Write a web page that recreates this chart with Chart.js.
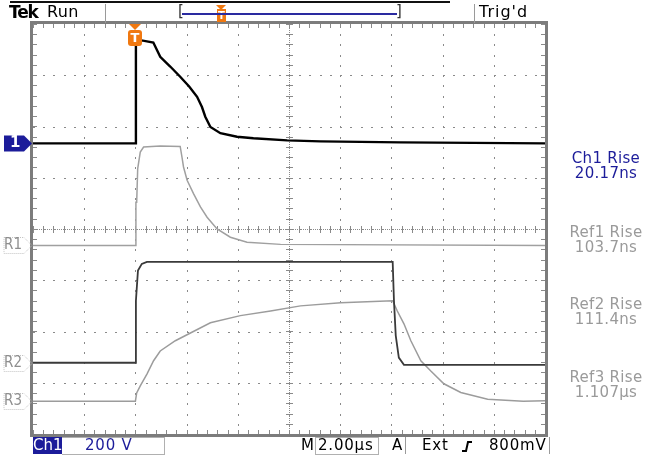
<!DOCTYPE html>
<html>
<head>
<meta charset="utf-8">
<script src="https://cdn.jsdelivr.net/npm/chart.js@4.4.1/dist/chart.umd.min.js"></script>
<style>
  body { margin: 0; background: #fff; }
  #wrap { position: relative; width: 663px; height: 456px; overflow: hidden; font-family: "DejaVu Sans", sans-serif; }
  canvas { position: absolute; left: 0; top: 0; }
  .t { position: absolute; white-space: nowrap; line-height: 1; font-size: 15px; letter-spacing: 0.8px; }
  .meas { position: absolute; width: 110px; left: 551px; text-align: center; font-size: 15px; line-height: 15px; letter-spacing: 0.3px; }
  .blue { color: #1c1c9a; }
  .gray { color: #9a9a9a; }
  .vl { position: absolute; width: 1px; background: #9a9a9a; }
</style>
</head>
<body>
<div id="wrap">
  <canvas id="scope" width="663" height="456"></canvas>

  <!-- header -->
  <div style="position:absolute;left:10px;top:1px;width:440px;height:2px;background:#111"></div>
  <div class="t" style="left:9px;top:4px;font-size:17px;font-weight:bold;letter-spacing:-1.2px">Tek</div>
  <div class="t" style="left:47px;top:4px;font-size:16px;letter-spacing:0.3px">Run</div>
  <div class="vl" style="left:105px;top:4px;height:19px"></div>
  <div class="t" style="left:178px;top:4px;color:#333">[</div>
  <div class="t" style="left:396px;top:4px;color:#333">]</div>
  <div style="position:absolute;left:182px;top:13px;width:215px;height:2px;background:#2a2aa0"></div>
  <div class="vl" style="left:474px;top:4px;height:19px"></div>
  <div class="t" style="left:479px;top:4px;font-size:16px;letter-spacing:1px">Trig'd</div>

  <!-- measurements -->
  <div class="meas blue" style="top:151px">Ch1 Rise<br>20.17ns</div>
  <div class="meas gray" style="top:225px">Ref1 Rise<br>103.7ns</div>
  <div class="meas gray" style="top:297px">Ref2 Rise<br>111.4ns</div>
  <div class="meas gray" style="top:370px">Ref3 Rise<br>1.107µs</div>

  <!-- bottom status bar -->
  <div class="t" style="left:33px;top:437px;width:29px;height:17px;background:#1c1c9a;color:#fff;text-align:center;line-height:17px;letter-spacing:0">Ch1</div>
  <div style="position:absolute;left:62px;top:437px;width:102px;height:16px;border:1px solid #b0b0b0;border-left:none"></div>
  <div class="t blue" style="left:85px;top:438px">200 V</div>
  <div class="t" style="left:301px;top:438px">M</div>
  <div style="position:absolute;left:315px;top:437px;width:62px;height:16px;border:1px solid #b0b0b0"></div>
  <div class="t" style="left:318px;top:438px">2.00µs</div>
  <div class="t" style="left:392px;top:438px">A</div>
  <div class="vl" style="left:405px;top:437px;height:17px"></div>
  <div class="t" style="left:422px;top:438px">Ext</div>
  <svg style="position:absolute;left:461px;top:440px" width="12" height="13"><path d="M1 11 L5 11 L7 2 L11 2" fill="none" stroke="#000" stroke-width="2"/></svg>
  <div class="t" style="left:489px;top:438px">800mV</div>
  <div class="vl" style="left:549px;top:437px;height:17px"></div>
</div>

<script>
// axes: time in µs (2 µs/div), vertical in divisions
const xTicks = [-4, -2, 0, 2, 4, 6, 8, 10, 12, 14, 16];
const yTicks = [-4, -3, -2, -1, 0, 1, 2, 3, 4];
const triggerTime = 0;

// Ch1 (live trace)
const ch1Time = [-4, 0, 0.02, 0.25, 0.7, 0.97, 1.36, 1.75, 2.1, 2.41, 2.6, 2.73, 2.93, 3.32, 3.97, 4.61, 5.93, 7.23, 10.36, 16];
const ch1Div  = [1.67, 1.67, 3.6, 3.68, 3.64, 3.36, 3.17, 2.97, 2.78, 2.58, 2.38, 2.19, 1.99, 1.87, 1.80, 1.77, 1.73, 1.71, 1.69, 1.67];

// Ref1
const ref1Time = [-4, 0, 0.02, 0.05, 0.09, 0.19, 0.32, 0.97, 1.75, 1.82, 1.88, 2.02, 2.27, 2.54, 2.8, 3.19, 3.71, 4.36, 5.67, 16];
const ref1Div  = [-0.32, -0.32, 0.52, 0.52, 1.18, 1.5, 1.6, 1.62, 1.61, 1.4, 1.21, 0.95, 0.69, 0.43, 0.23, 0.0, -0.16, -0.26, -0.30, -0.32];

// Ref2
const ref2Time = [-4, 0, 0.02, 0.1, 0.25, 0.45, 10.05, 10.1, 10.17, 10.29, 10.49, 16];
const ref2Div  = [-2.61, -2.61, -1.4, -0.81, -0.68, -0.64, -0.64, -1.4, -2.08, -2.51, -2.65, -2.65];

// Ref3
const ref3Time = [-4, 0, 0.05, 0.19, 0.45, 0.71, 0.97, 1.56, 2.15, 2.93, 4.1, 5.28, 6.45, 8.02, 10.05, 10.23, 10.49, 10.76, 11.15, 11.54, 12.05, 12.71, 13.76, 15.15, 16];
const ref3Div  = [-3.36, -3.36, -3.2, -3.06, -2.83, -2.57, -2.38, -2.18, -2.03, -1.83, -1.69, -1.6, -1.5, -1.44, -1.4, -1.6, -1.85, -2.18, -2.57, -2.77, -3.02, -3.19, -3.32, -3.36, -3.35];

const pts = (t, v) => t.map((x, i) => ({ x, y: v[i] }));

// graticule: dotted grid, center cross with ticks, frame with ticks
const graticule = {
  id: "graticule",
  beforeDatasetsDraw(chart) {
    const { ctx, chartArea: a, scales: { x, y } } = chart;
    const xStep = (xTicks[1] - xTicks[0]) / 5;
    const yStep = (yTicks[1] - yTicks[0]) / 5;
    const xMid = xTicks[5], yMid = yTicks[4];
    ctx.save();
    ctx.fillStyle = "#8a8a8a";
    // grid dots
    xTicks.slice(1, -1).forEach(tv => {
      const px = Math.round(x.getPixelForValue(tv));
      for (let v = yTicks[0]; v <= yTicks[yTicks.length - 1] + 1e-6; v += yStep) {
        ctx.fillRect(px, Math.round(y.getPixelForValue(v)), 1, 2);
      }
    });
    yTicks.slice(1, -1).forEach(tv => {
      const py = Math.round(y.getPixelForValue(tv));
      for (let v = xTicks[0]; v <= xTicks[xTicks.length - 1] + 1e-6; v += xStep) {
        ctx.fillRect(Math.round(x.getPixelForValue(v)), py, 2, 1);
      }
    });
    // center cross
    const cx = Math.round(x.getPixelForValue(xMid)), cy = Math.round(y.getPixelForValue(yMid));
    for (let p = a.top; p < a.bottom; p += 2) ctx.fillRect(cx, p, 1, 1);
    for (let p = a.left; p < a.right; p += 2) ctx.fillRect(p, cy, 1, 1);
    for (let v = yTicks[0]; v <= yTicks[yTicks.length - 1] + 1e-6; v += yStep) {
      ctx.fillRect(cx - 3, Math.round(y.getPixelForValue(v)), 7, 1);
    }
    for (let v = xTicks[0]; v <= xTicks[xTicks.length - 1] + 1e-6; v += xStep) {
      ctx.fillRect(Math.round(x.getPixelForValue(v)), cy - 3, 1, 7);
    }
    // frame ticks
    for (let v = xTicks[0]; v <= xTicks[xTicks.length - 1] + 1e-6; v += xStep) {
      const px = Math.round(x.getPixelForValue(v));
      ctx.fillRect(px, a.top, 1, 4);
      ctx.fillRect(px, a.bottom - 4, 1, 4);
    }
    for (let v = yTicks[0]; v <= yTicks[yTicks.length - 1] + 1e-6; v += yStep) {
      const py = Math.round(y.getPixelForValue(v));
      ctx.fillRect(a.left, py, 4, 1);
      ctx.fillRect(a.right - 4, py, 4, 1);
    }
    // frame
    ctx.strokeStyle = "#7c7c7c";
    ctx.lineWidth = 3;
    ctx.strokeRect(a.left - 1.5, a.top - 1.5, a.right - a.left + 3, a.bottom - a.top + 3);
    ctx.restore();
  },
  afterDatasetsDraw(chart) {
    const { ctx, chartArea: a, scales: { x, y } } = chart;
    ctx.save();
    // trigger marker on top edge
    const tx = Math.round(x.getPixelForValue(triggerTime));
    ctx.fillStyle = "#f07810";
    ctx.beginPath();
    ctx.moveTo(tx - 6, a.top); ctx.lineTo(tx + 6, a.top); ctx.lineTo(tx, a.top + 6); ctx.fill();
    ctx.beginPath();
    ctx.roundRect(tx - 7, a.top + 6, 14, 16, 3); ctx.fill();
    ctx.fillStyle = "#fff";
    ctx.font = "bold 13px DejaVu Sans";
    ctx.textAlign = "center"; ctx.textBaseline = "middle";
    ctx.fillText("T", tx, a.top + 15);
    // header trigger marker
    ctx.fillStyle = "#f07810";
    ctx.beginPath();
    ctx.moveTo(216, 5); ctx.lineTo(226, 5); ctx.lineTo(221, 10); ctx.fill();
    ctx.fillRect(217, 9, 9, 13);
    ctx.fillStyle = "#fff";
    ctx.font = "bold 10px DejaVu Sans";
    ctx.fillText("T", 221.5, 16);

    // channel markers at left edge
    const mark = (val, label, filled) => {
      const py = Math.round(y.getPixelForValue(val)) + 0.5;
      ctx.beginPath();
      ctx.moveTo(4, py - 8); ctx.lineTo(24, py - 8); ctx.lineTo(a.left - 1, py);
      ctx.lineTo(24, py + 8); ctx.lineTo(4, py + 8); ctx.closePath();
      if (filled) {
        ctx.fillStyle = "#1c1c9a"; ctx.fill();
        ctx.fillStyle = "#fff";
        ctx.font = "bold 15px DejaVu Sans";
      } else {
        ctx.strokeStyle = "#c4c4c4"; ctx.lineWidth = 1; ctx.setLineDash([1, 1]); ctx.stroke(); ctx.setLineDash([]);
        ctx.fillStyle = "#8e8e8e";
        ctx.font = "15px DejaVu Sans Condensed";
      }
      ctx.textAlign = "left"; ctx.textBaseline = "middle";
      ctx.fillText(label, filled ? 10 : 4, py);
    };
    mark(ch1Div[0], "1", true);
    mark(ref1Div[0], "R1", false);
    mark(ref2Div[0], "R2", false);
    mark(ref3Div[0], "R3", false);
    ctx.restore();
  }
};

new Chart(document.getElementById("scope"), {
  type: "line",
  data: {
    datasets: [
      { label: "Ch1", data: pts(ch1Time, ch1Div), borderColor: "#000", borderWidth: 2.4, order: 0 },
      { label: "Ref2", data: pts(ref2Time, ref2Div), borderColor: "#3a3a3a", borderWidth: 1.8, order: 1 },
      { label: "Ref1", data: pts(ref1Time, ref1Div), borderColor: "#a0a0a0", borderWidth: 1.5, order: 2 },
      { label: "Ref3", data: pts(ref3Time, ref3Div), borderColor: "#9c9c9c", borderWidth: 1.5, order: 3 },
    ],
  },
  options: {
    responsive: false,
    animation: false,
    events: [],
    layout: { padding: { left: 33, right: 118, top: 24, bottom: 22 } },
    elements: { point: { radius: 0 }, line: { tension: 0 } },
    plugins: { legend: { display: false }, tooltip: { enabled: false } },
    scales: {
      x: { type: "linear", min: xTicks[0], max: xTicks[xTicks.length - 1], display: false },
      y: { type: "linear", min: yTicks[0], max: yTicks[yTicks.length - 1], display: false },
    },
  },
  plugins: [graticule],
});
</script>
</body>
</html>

## Problem to work on:
Collect from the data above every line that includes "with".

## Task result:
Write a web page that recreates this chart with Chart.js.
// graticule: dotted grid, center cross with ticks, frame with ticks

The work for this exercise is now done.